The school was like a magnet. Veteran teacher Lionel Adriaan, who took his first class in 1965, recalled this week how, when the new year began, people were clamouring to get their children into Cressy. “People used to queue overnight,” he remembered. “They’d have barbecues on the pavement.”
Today, pupils come from a wide feeder area, from Kensington, Woodstock and the Bo-Kaap to Heideveld, Mitchells Plain and Khayelitsha. In important ways, the lodestar over the years has been the remarkable figure of Harold Cressy himself, after whom the school was renamed in 1953.

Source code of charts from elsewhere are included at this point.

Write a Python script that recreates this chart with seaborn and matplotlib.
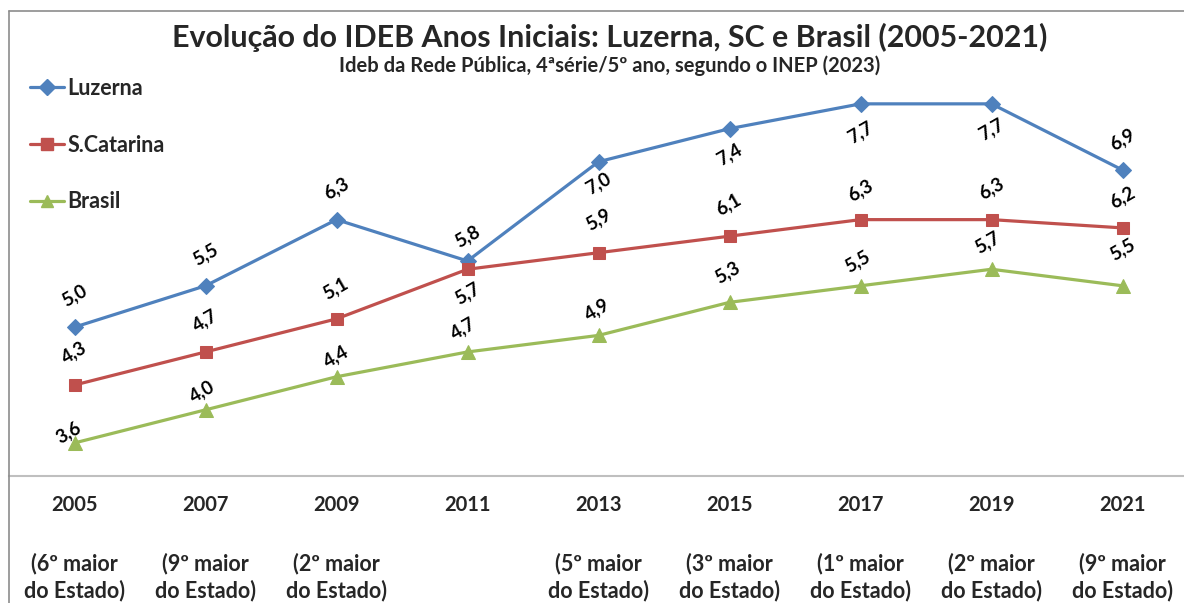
import matplotlib
matplotlib.use("Agg")
import matplotlib.pyplot as plt
import seaborn as sns
import numpy as np
from matplotlib.lines import Line2D

# ---- data ----
years = ["2005", "2007", "2009", "2011", "2013", "2015", "2017", "2019", "2021"]
rank_notes = ["(6º maior\ndo Estado)", "(9º maior\ndo Estado)", "(2º maior\ndo Estado)", "",
              "(5º maior\ndo Estado)", "(3º maior\ndo Estado)", "(1º maior\ndo Estado)",
              "(2º maior\ndo Estado)", "(9º maior\ndo Estado)"]
luzerna = [5.0, 5.5, 6.3, 5.8, 7.0, 7.4, 7.7, 7.7, 6.9]
sc = [4.3, 4.7, 5.1, 5.7, 5.9, 6.1, 6.3, 6.3, 6.2]
brasil = [3.6, 4.0, 4.4, 4.7, 4.9, 5.3, 5.5, 5.7, 5.5]
series_names = ["Luzerna", "S.Catarina", "Brasil"]

title = "Evolução do IDEB Anos Iniciais: Luzerna, SC e Brasil (2005-2021)"
subtitle = "Ideb da Rede Pública, 4ªsérie/5º ano, segundo o INEP (2023)"

# ---- style ----
sns.set_style("white")
plt.rcParams["font.family"] = ["Lato", "DejaVu Sans"]
colors = ["#4F81BD", "#C0504D", "#9BBB59"]
markers = ["D", "s", "^"]
msizes = [8.5, 9, 10]

# label offsets in pixels (dx, dy) relative to each point (layout only)
lab_off = [
    [(0, 32), (0, 31), (0, 31), (0, 25), (0, -22), (0, -26), (0, -29), (0, -26), (0, 31)],
    [(0, 33), (0, 32), (-1, 31), (0, -24), (0, 33), (-1, 32), (0, 29), (0, 31), (0, 31)],
    [(-6, 11), (-3, 18), (0, 20), (-4, 24), (-1, 26), (-2, 30), (-3, 24), (-4, 27), (0, 36)],
]

W, H = 1184, 603
fig = plt.figure(figsize=(W / 100, H / 100), dpi=100)
fig.patch.set_facecolor("white")

ax_left, ax_right_px = 9, 1188
ax_top_px, ax_bot_px = 22, 476
ax_h_px = ax_bot_px - ax_top_px
ax = fig.add_axes([ax_left / W, 1 - ax_bot_px / H, (ax_right_px - ax_left) / W, ax_h_px / H])
ax.set_facecolor("none")

x = np.arange(len(years))
all_series = [luzerna, sc, brasil]
for name, vals, c, m, ms in zip(series_names, all_series, colors, markers, msizes):
    sns.lineplot(x=x, y=vals, ax=ax, color=c, marker=m, markersize=ms,
                 markeredgecolor=c, linewidth=2.3, label=name, legend=False)

ax.set_xlim(-0.5, len(years) - 0.5)
ax.set_ylim(3.2, 3.2 + ax_h_px / 82.7)

px2pt = 72 / 100
for vals, offs in zip(all_series, lab_off):
    for xi, v, (dx, dy) in zip(x, vals, offs):
        ax.annotate(f"{v:.1f}".replace(".", ","), (xi, v), xytext=(dx * px2pt, dy * px2pt),
                    textcoords="offset points", ha="center", va="center", rotation=30,
                    fontsize=13.5, fontweight="bold", color="black")

# spines / ticks
for s in ["left", "right", "top"]:
    ax.spines[s].set_visible(False)
ax.spines["bottom"].set_color("#BFBFBF")
ax.spines["bottom"].set_linewidth(1.5)
ax.set_yticks([])
ax.set_xticks(x)
ax.set_xticklabels(years, fontsize=14.5, fontweight="bold")
ax.tick_params(axis="x", which="major", length=0, pad=14)
ax.set_xticks(np.arange(0.5, len(years) - 1, 1.0), minor=True)
ax.tick_params(axis="x", which="minor", length=7, color="#BFBFBF", width=1.2, direction="out")
ax.set_xlabel("")

# ranking notes under the years
for xi, note in zip(x, rank_notes):
    if note:
        ax.text(xi, (ax_bot_px - 577) / ax_h_px, note, transform=ax.get_xaxis_transform(),
                ha="center", va="center", fontsize=15.5, fontweight="bold",
                linespacing=1.3, clip_on=False)

# legend
handles = [Line2D([0], [0], color=c, marker=m, markersize=ms * 0.9, linewidth=2.3, markeredgecolor=c)
           for c, m, ms in zip(colors, markers, msizes)]
leg = fig.legend(handles, series_names, loc="upper left", bbox_to_anchor=(30 / W, 1 - 78 / H),
                 frameon=False, prop={"size": 15.5, "weight": "bold"}, handlelength=1.6,
                 handletextpad=0.15, labelspacing=1.66, borderpad=0, borderaxespad=0)

# titles
fig.text(610 / W, 1 - 37 / H, title, ha="center", va="center", fontsize=21.9, fontweight="bold")
fig.text(610 / W, 1 - 66 / H, subtitle, ha="center", va="center", fontsize=14.5, fontweight="bold")

# chart frame
fig.add_artist(Line2D([8.5 / W, 8.5 / W], [0, 1 - 11 / H], color="#8C8C8C", linewidth=1.2, transform=fig.transFigure))
fig.add_artist(Line2D([8.5 / W, 1], [1 - 11 / H, 1 - 11 / H], color="#8C8C8C", linewidth=1.2, transform=fig.transFigure))

fig.savefig("out.png", dpi=100)
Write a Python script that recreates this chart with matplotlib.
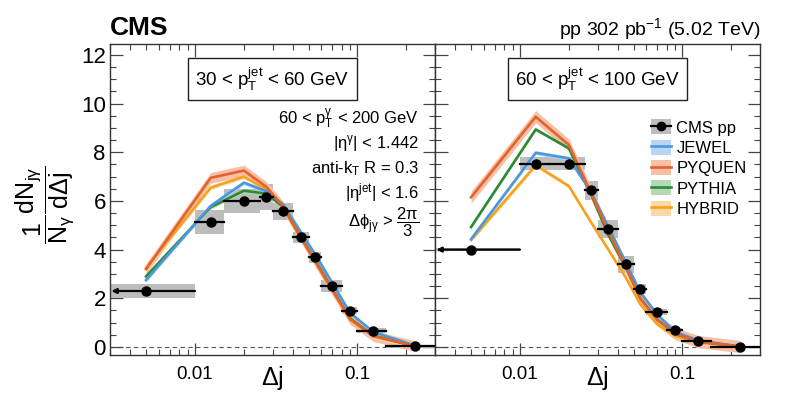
import matplotlib
matplotlib.use("Agg")
import matplotlib.pyplot as plt
from matplotlib.patches import Patch, Rectangle
from matplotlib.lines import Line2D
from matplotlib.ticker import LogLocator, FixedLocator, MultipleLocator, NullFormatter
from matplotlib.transforms import blended_transform_factory
import numpy as np

plt.rcParams['font.family'] = ['Liberation Sans', 'DejaVu Sans']
plt.rcParams['mathtext.default'] = 'regular'
plt.rcParams['mathtext.fontset'] = 'custom'
plt.rcParams['mathtext.rm'] = 'Liberation Sans'
plt.rcParams['mathtext.it'] = 'Liberation Sans'
plt.rcParams['mathtext.bf'] = 'Liberation Sans:bold'

# ---------------- data ----------------
edges = [0, 0.01, 0.015, 0.025, 0.03, 0.04, 0.05, 0.06, 0.08, 0.1, 0.15, 0.3]
centers = [0.005, 0.0125, 0.02, 0.0275, 0.035, 0.045, 0.055, 0.07, 0.09, 0.125, 0.225]

cms_l = [2.30, 5.13, 6.00, 6.17, 5.57, 4.50, 3.68, 2.50, 1.49, 0.67, 0.02]
sys_l = [0.30, 0.50, 0.48, 0.53, 0.35, 0.24, 0.24, 0.24, 0.15, 0.10, 0.05]
cms_r = [4.00, 7.53, 7.53, 6.43, 4.86, 3.39, 2.39, 1.42, 0.68, 0.26, 0.01]
sys_r = [0.06, 0.27, 0.27, 0.38, 0.37, 0.33, 0.20, 0.12, 0.10, 0.06, 0.03]

jewel_l = [2.75, 5.80, 6.75, 6.40, 5.85, 4.70, 3.80, 2.63, 1.40, 0.62, 0.06]
pyquen_l = [3.20, 6.95, 7.25, 6.58, 5.75, 4.50, 3.52, 2.35, 1.15, 0.45, 0.04]
pythia_l = [2.90, 5.75, 6.42, 6.30, 5.75, 4.50, 3.55, 2.38, 1.18, 0.47, 0.04]
hybrid_l = [3.25, 6.55, 7.00, 6.48, 5.70, 4.45, 3.50, 2.33, 1.12, 0.43, 0.04]

jewel_r = [4.43, 7.98, 7.75, 6.35, 4.93, 3.45, 2.25, 1.33, 0.62, 0.27, 0.02]
pyquen_r = [6.15, 9.46, 8.30, 6.30, 4.75, 3.25, 2.00, 1.12, 0.55, 0.22, 0.02]
pythia_r = [4.93, 8.94, 8.16, 6.25, 4.60, 3.25, 2.00, 1.12, 0.55, 0.22, 0.02]
hybrid_r = [4.40, 7.47, 6.61, 5.10, 4.00, 2.83, 1.75, 0.93, 0.45, 0.18, 0.02]

band_l = {'JEWEL': 0.08, 'PYQUEN': 0.22, 'PYTHIA': 0.08, 'HYBRID': 0.08}
band_r = {'JEWEL': 0.08, 'PYQUEN': 0.25, 'PYTHIA': 0.06, 'HYBRID': 0.08}

model_names = ['JEWEL', 'PYQUEN', 'PYTHIA', 'HYBRID']
model_colors = {'JEWEL': '#4a97df', 'PYQUEN': '#e4622b', 'PYTHIA': '#2b8a34', 'HYBRID': '#f7a21e'}
band_colors = {'JEWEL': '#b8d6f2', 'PYQUEN': '#f5c0a6', 'PYTHIA': '#b4d8b4', 'HYBRID': '#fcd9a4'}

panels = [
    dict(label=r'30 < p$_T^{jet}$ < 60 GeV', cms=cms_l, sys=sys_l,
         models={'JEWEL': jewel_l, 'PYQUEN': pyquen_l, 'PYTHIA': pythia_l, 'HYBRID': hybrid_l}, band=band_l),
    dict(label=r'60 < p$_T^{jet}$ < 100 GeV', cms=cms_r, sys=sys_r,
         models={'JEWEL': jewel_r, 'PYQUEN': pyquen_r, 'PYTHIA': pythia_r, 'HYBRID': hybrid_r}, band=band_r),
]

xlim = (0.003, 0.3)
ylim = (-0.33, 12.45)

W, H = 793, 399
fig = plt.figure(figsize=(W / 100, H / 100), dpi=100)
ax_l = fig.add_axes([110 / W, 1 - 355 / H, 325 / W, 311 / H])
ax_r = fig.add_axes([435 / W, 1 - 355 / H, 325 / W, 311 / H])

for i, (ax, p) in enumerate(zip([ax_l, ax_r], panels)):
    ax.set_xscale('log')
    ax.set_xlim(*xlim)
    ax.set_ylim(*ylim)
    ax.axhline(0, color='#555555', lw=0.8, ls=(0, (4, 3)), zorder=1)

    # systematic boxes
    for k in range(len(centers)):
        lo = max(edges[k], xlim[0])
        hi = edges[k + 1]
        ax.add_patch(Rectangle((lo, p['cms'][k] - p['sys'][k]), hi - lo, 2 * p['sys'][k],
                               facecolor='#bdbdbd', edgecolor='none', zorder=2))

    # models
    for name in model_names:
        y = np.array(p['models'][name])
        b = p['band'][name]
        ax.fill_between(centers, y - b, y + b, color=band_colors[name], lw=0, zorder=3)
    for name in ['HYBRID', 'PYTHIA', 'JEWEL', 'PYQUEN']:
        ax.plot(centers, p['models'][name], color=model_colors[name], lw=1.9, zorder=4)

    # data
    for k in range(len(centers)):
        lo = max(edges[k], xlim[0])
        hi = edges[k + 1]
        if edges[k] < xlim[0]:
            ax.annotate('', xy=(lo * 1.02, p['cms'][k]), xytext=(hi, p['cms'][k]),
                        arrowprops=dict(arrowstyle='-|>', color='k', lw=1.6, mutation_scale=7,
                                        shrinkA=0, shrinkB=0), zorder=6)
        else:
            ax.plot([lo, hi], [p['cms'][k]] * 2, color='k', lw=1.6, zorder=6)
    ax.plot(centers, p['cms'], 'o', color='k', ms=6.5, zorder=7)

    # ticks
    ax.tick_params(axis='both', which='both', direction='in', top=True, right=True,
                   color='#444444')
    ax.tick_params(axis='both', which='major', length=9, width=0.9)
    ax.tick_params(axis='both', which='minor', length=4.5, width=0.8)
    ax.xaxis.set_major_locator(FixedLocator([0.01, 0.1]))
    ax.xaxis.set_minor_locator(LogLocator(base=10, subs=np.arange(2, 10)))
    ax.xaxis.set_minor_formatter(NullFormatter())
    ax.set_xticklabels(['0.01', '0.1'], fontsize=13.5)
    ax.tick_params(axis='x', which='major', pad=8)
    ax.yaxis.set_major_locator(MultipleLocator(2))
    ax.yaxis.set_minor_locator(MultipleLocator(0.5))
    if i == 0:
        ax.tick_params(axis='y', labelsize=16, pad=3)
    else:
        ax.tick_params(axis='y', labelleft=False)
    for s in ax.spines.values():
        s.set_color('#333333')
        s.set_linewidth(1.0)

    # x label (placed manually so it stays inside the figure)
    ax.text(0.5, 1 - 378 / H, r'$\Delta$j', transform=blended_transform_factory(ax.transAxes, fig.transFigure),
            ha='center', va='center', fontsize=18)

    # panel label box
    ax.text(0.5, 0.888, p['label'], transform=ax.transAxes, ha='center', va='center', fontsize=13.5,
            bbox=dict(boxstyle='square,pad=0.4', facecolor='white', edgecolor='#222222', lw=1.0))

# selection text in left panel
sel = [(r'60 < p$_T^{\gamma}$ < 200 GeV', 119), (r'|$\eta^{\gamma}$| < 1.442', 144),
       (r'anti-k$_T$ R = 0.3', 169), (r'|$\eta^{jet}$| < 1.6', 193),
       (r'$\Delta\phi_{j\gamma}$ > $\dfrac{2\pi}{3}$', 222)]
for t, ypix in sel:
    fig.text(419 / W, 1 - ypix / H, t, ha='right', va='center', fontsize=12)

# y label
fig.text(45 / W, 1 - 205 / H, r'$\dfrac{1}{N_\gamma}\dfrac{dN_{j\gamma}}{d\Delta j}$', rotation=90,
         ha='center', va='center', fontsize=18)

# header
fig.text(110 / W, 1 - 35 / H, 'CMS', fontsize=19, fontweight='bold', ha='left', va='baseline')
fig.text(760 / W, 1 - 35 / H, r'pp 302 pb$^{-1}$ (5.02 TeV)', fontsize=14, ha='right', va='baseline')

# legend
handles = [(Patch(facecolor='#bdbdbd', edgecolor='none'),
            Line2D([], [], color='k', lw=1.6, marker='o', ms=6))]
for name in model_names:
    handles.append((Patch(facecolor=band_colors[name], edgecolor='none'),
                    Line2D([], [], color=model_colors[name], lw=1.9)))
labels = ['CMS pp'] + model_names
ax_r.legend(handles, labels, loc='upper left', bbox_to_anchor=(0.63, 0.795), frameon=False,
            fontsize=12, handlelength=1.2, handleheight=1.0, handletextpad=0.3,
            labelspacing=0.25, borderpad=0.2)

fig.savefig('out.png', dpi=100)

Born at the Rorke’s Drift mission in February 1889, Cressy moved to Cape Town when he was eight, and eventually qualified as a teacher at the Zonnebloem College in 1905. Cressy was determined to get a degree and though his academic achievements earned him a state bursary, overcoming the race bar was another matter. He successfully applied to Rhodes University College, but he was refused entry when it was discovered he was a coloured man. He was rejected on the same grounds at Victoria College, Stellenbosch (forerunner of Stellenbosch University).
Perseverance, and the persuasive influence of Dr Abdullah Abdurahman, Cape Town city councillor and president of the African Political Organisation, succeeded in securing Cressy a place at the South African College (now UCT), where, in 1911, he became the first coloured person to gain a degree.
A year later, he was appointed principal of Trafalgar Second Class Public School, the first in the country to offer coloured pupils secondary schooling.
Education was everything to Cressy – he was a co-founder of the lastingly influential Teachers’ League of South Africa – but his life was cut short when he died of pneumonia in Kimberley at 27.
Harold Cressy might not have lived long, but he more than matched the Teachers’ League motto, “Let us live for our children”. It is a credo which, in 2016, is every bit as true of the school that bears his name.